You may wonder exactly what law school final exams are like. Law school final exams are different than exams you may have taken in college or prior. Knowing what to expect will help ease your anxiety and lower your stress so that you can approach the exams with confidence. So, here we tell you exactly what to expect!

What are law school final exams like?

1. Every professor will give a different exam

Most law schools divide students into different sections during their first year. So, there might be two or three different sections, and although every section takes the same classes, they usually have different professors. What does this mean? Practically speaking, your Torts exam may—and probably will—look very different from the torts exam that another professor gives. Some professors will ask students to complete multiple-choice questions, short answer questions and a long essay question. Other professors may forgo asking multiple-choice questions in lieu of two lengthier essay questions. If your professor has not yet discussed the overall format of the exam, ask him or her about it in class or during office hours. Or, better yet, look to see if you can find past exams on file. Be prepared for the type of test that your professor gives.

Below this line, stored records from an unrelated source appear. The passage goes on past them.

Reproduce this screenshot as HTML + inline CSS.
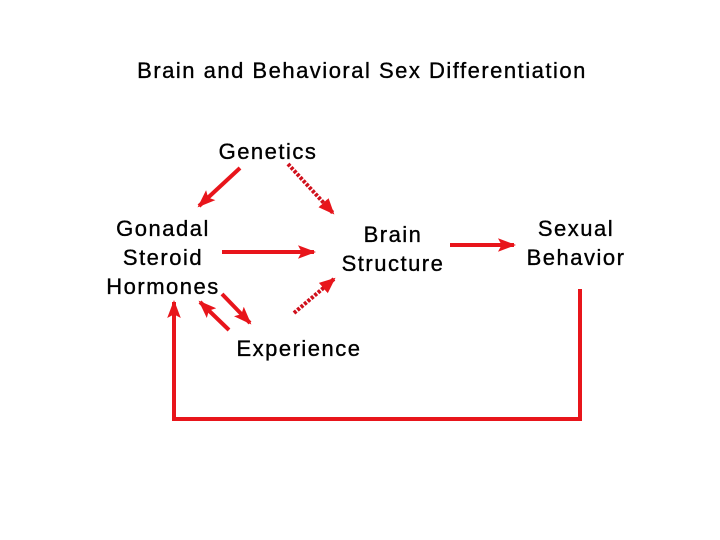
<!DOCTYPE html>
<html><head><style>
html,body{margin:0;padding:0;background:#fff;}
svg{display:block;}
text{font-family:"Liberation Sans",Arial,sans-serif;fill:#000;font-size:22px;letter-spacing:1.5px;stroke:#000;stroke-width:0.35px;}
</style></head><body>
<svg width="720" height="540" viewBox="0 0 720 540">
<defs>
<marker id="a" markerWidth="6" markerHeight="5" refX="4" refY="2" orient="auto" markerUnits="strokeWidth">
<path d="M0,0.3 L4.5,2 L0,3.7 L0.9,2 Z" fill="#e8151b"/></marker>
<marker id="d" markerWidth="6" markerHeight="5" refX="3.5" refY="2" orient="auto" markerUnits="strokeWidth">
<path d="M0,0.3 L4,2 L0,3.7 Z" fill="#e8151b"/></marker>
</defs>
<text x="362" y="78" text-anchor="middle">Brain and Behavioral Sex Differentiation</text>
<text x="268" y="159" text-anchor="middle">Genetics</text>
<text x="163" y="236" text-anchor="middle">Gonadal</text>
<text x="163" y="265" text-anchor="middle">Steroid</text>
<text x="163" y="294" text-anchor="middle">Hormones</text>
<text x="393" y="242" text-anchor="middle">Brain</text>
<text x="393" y="271" text-anchor="middle">Structure</text>
<text x="576" y="236" text-anchor="middle">Sexual</text>
<text x="576" y="265" text-anchor="middle">Behavior</text>
<text x="299" y="356" text-anchor="middle">Experience</text>
<g stroke="#e8151b" stroke-width="4" fill="none">
<line x1="240" y1="168" x2="199" y2="206" marker-end="url(#a)"/>
<line x1="222" y1="252" x2="314" y2="252" marker-end="url(#a)"/>
<line x1="450" y1="245" x2="514" y2="245" marker-end="url(#a)"/>
<line x1="222" y1="294" x2="250" y2="323" marker-end="url(#a)"/>
<line x1="229" y1="330" x2="200" y2="302" marker-end="url(#a)"/>
<polyline points="580,289 580,419 174,419 174,302" marker-end="url(#a)"/>
</g>
<g stroke="#d0101c" stroke-width="4" fill="none" stroke-dasharray="3 1.5">
<line x1="288" y1="164" x2="333" y2="213" marker-end="url(#d)"/>
<line x1="294" y1="313" x2="334" y2="279" marker-end="url(#d)"/>
</g>
</svg>
</body></html>
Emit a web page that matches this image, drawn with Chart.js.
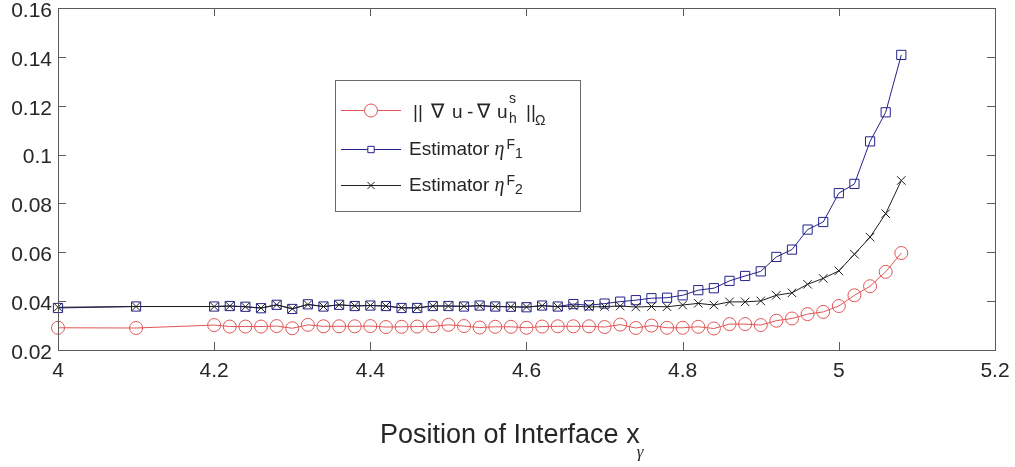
<!DOCTYPE html>
<html lang="en">
<head>
  <meta charset="UTF-8">
  <title>Error and estimators vs interface position</title>
  <script src="https://cdn.jsdelivr.net/npm/chart.js"></script>
  <style>
    html, body { margin: 0; padding: 0; background: #fff; }
    #chart { display: block; }
  </style>
</head>
<body>
  <canvas id="chart" width="1015" height="467"></canvas>

  <script>
    // interface positions
    const xPos = [4, 4.1, 4.2, 4.22, 4.24, 4.26, 4.28, 4.3, 4.32, 4.34, 4.36, 4.38, 4.4, 4.42, 4.44, 4.46,
      4.48, 4.5, 4.52, 4.54, 4.56, 4.58, 4.6, 4.62, 4.64, 4.66, 4.68, 4.7, 4.72, 4.74, 4.76, 4.78,
      4.8, 4.82, 4.84, 4.86, 4.88, 4.9, 4.92, 4.94, 4.96, 4.98, 5, 5.02, 5.04, 5.06, 5.08];

    // || grad u - grad u_h^s ||
    const errorNorm = [0.0291, 0.0290, 0.0302, 0.0296, 0.0296, 0.0296, 0.0298, 0.0289, 0.0303, 0.0297, 0.0297, 0.0297, 0.0298, 0.0294, 0.0295, 0.0296,
      0.0297, 0.0303, 0.0298, 0.0292, 0.0295, 0.0295, 0.0291, 0.0296, 0.0297, 0.0297, 0.0297, 0.0294, 0.0304, 0.0290, 0.0300, 0.0291,
      0.0291, 0.0295, 0.0288, 0.0306, 0.0306, 0.0302, 0.0320, 0.0329, 0.0347, 0.0356, 0.0380, 0.0424, 0.0461, 0.0520, 0.0597];

    // estimator eta^F_1
    const estF1 = [0.0372, 0.0378, 0.0378, 0.0380, 0.0377, 0.0371, 0.0385, 0.0368, 0.0387, 0.0378, 0.0385, 0.0380, 0.0382, 0.0380, 0.0372, 0.0372,
      0.0380, 0.0380, 0.0378, 0.0382, 0.0378, 0.0377, 0.0375, 0.0382, 0.0378, 0.0388, 0.0383, 0.0390, 0.0398, 0.0404, 0.0412, 0.0414,
      0.0424, 0.0445, 0.0453, 0.0483, 0.0503, 0.0522, 0.0581, 0.0611, 0.0693, 0.0724, 0.0842, 0.0880, 0.1054, 0.1173, 0.1408];

    // estimator eta^F_2
    const estF2 = [0.0375, 0.0378, 0.0378, 0.0380, 0.0377, 0.0372, 0.0385, 0.0369, 0.0386, 0.0378, 0.0385, 0.0381, 0.0382, 0.0380, 0.0373, 0.0373,
      0.0380, 0.0380, 0.0379, 0.0381, 0.0378, 0.0377, 0.0376, 0.0381, 0.0377, 0.0380, 0.0376, 0.0378, 0.0380, 0.0376, 0.0378, 0.0377,
      0.0384, 0.0391, 0.0384, 0.0397, 0.0397, 0.0401, 0.0424, 0.0434, 0.0469, 0.0493, 0.0524, 0.0592, 0.0662, 0.0758, 0.0894];

    const xTickStep = 0.2;
    const yTickStep = 0.02;

    const RED = "#e05555";
    const BLUE = "#23238c";
    const BLACK = "#1e1e1e";
    const TEXT = "#262626";
    const FONT = "'Liberation Sans', Arial, 'DejaVu Sans', sans-serif";
    const SERIF_IT = "'Liberation Serif', 'DejaVu Serif', serif";

    function toPoints(values) {
      return xPos.map((x, i) => ({ x: x, y: values[i] }));
    }

    // draws a run of text pieces (normal / superscript / subscript)
    function drawRich(ctx, x, y, parts) {
      parts.forEach(p => {
        ctx.font = p.font;
        if (p.at !== undefined) x = p.at;
        ctx.fillText(p.t, x, y + (p.dy || 0));
        if (!p.stack) x += ctx.measureText(p.t).width + (p.gap || 0);
      });
      return x;
    }

    const matlabAxes = {
      id: "matlabAxes",
      afterDraw(chart) {
        const ctx = chart.ctx;
        const a = chart.chartArea;
        const sx = chart.scales.x, sy = chart.scales.y;
        ctx.save();

        // box + inward ticks on all four sides
        ctx.strokeStyle = "#5a5a5a";
        ctx.lineWidth = 1;
        ctx.strokeRect(Math.round(a.left) + 0.5, Math.round(a.top) + 0.5,
          Math.round(a.right - a.left), Math.round(a.bottom - a.top));
        const tl = 8;
        ctx.beginPath();
        sx.ticks.forEach(t => {
          const px = Math.round(sx.getPixelForValue(t.value)) + 0.5;
          ctx.moveTo(px, a.bottom); ctx.lineTo(px, a.bottom - tl);
          ctx.moveTo(px, a.top); ctx.lineTo(px, a.top + tl);
        });
        sy.ticks.forEach(t => {
          const py = Math.round(sy.getPixelForValue(t.value)) + 0.5;
          ctx.moveTo(a.left, py); ctx.lineTo(a.left + tl, py);
          ctx.moveTo(a.right, py); ctx.lineTo(a.right - tl, py);
        });
        ctx.stroke();

        // x axis title with subscript gamma
        ctx.fillStyle = TEXT;
        ctx.textBaseline = "alphabetic";
        ctx.textAlign = "left";
        drawRich(ctx, 380, 443, [
          { t: "Position of Interface x", font: "27px " + FONT, gap: -3 },
          { t: "\u03B3", font: "italic 17px " + SERIF_IT, dy: 14 }
        ]);

        // legend
        const bx = 335, by = 80, bw = 245, bh = 131;
        ctx.fillStyle = "#fff";
        ctx.fillRect(bx, by, bw, bh);
        ctx.strokeStyle = "#6a6a6a";
        ctx.strokeRect(bx + 0.5, by + 0.5, bw, bh);

        const ds = chart.data.datasets;
        const rows = [118, 155, 191];
        const lines = [110, 149, 185];
        const lx0 = 341, lx1 = 401, lmid = 371;
        lines.forEach((ly, i) => {
          const d = ds[i];
          ctx.strokeStyle = d.borderColor;
          ctx.lineWidth = 1;
          ctx.beginPath();
          ctx.moveTo(lx0, ly + 0.5); ctx.lineTo(lx1, ly + 0.5);
          ctx.stroke();
          Chart.helpers.drawPoint(ctx, {
            pointStyle: d.pointStyle, rotation: 0, borderWidth: 1,
            radius: d.legendRadius
          }, lmid, ly + 0.5);
        });

        const base = "19px " + FONT;
        const nabla = "20px " + FONT;
        const small = "14px " + FONT;
        const eta = "italic 20px " + SERIF_IT;
        ctx.fillStyle = TEXT;
        drawRich(ctx, 413, rows[0], [
          { t: "||", font: base, at: 413 },
          { t: "\u2207", font: nabla, at: 431 },
          { t: "u", font: base, at: 452 },
          { t: "-", font: base, at: 467 },
          { t: "\u2207", font: nabla, at: 477 },
          { t: "u", font: base, at: 497 },
          { t: "s", font: small, dy: -15, at: 509, stack: true },
          { t: "h", font: small, dy: 5, at: 509 },
          { t: "||", font: base, at: 526 },
          { t: "\u03A9", font: small, dy: 7, at: 535 }
        ]);
        [1, 2].forEach(k => {
          drawRich(ctx, 409, rows[k], [
            { t: "Estimator ", font: base },
            { t: "\u03B7", font: eta, gap: 2 },
            { t: "F", font: small, dy: -6 },
            { t: String(k), font: small, dy: 3 }
          ]);
        });

        ctx.restore();
      }
    };

    const ctx = document.getElementById("chart").getContext("2d");
    new Chart(ctx, {
      type: "line",
      data: {
        datasets: [
          {
            label: "|| \u2207 u - \u2207 u_h^s ||_\u03A9",
            data: toPoints(errorNorm),
            borderColor: RED, borderWidth: 1,
            pointStyle: "circle", pointRadius: 6.5, legendRadius: 6.5,
            pointBorderColor: RED, pointBackgroundColor: "rgba(0,0,0,0)", pointBorderWidth: 1,
            clip: false, order: 3
          },
          {
            label: "Estimator \u03B7^F_1",
            data: toPoints(estF1),
            borderColor: BLUE, borderWidth: 1,
            pointStyle: "rect", pointRadius: 6.5, legendRadius: 4.5,
            pointBorderColor: BLUE, pointBackgroundColor: "rgba(0,0,0,0)", pointBorderWidth: 1,
            clip: false, order: 2
          },
          {
            label: "Estimator \u03B7^F_2",
            data: toPoints(estF2),
            borderColor: BLACK, borderWidth: 1,
            pointStyle: "crossRot", pointRadius: 6, legendRadius: 5,
            pointBorderColor: BLACK, pointBackgroundColor: "rgba(0,0,0,0)", pointBorderWidth: 1,
            clip: false, order: 1
          }
        ]
      },
      options: {
        responsive: false,
        animation: false,
        events: [],
        layout: { padding: { top: 8, right: 20, left: 0, bottom: 0 } },
        plugins: { legend: { display: false }, tooltip: { enabled: false } },
        scales: {
          x: {
            type: "linear", min: 4, max: 5.2,
            grid: { display: false, drawTicks: false },
            border: { display: false },
            ticks: {
              stepSize: xTickStep, padding: 9, color: TEXT,
              font: { family: FONT, size: 21 },
              maxRotation: 0,
              callback: v => parseFloat(v.toFixed(2))
            },
            afterFit: s => { s.height = 117; s.paddingLeft = 0; s.paddingRight = 0; }
          },
          y: {
            type: "linear", min: 0.02, max: 0.16,
            grid: { display: false, drawTicks: false },
            border: { display: false },
            ticks: {
              stepSize: yTickStep, padding: 6, color: TEXT, labelOffset: 3,
              font: { family: FONT, size: 21 },
              callback: v => parseFloat(v.toFixed(2))
            },
            afterFit: s => { s.width = 58; s.paddingTop = 0; s.paddingBottom = 0; }
          }
        }
      },
      plugins: [matlabAxes]
    });
  </script>
</body>
</html>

2. Law school exams are usually racehorse exams

Law school essay exams pack a lot of issues in one fact pattern. Generally, an essay fact pattern will be one to three pages long. The fact pattern is basically a story where a lot happens. For example, in a Torts essay fact pattern, you may read a story of how a man goes grocery shopping, slips on the floor and can’t get up, the store fails to help him in a timely manner, a friend helps him but then lets him fall again. Then another person might get mad and punch the friend in the face . . . you get the idea. There will be a lot going on!

Your goal is to identify as many of the relevant issues as possible (i.e., negligence, assault, battery, etc.), accurately state the law for those issues, apply the law to the facts, and reach a well-reasoned conclusion.

The best way to prepare for this kind of exam is to practice. Practicing ahead of time will give you a huge advantage over your classmates who are not likely making practice a priority. Check out this in-depth guide on how to answer law school exam questions.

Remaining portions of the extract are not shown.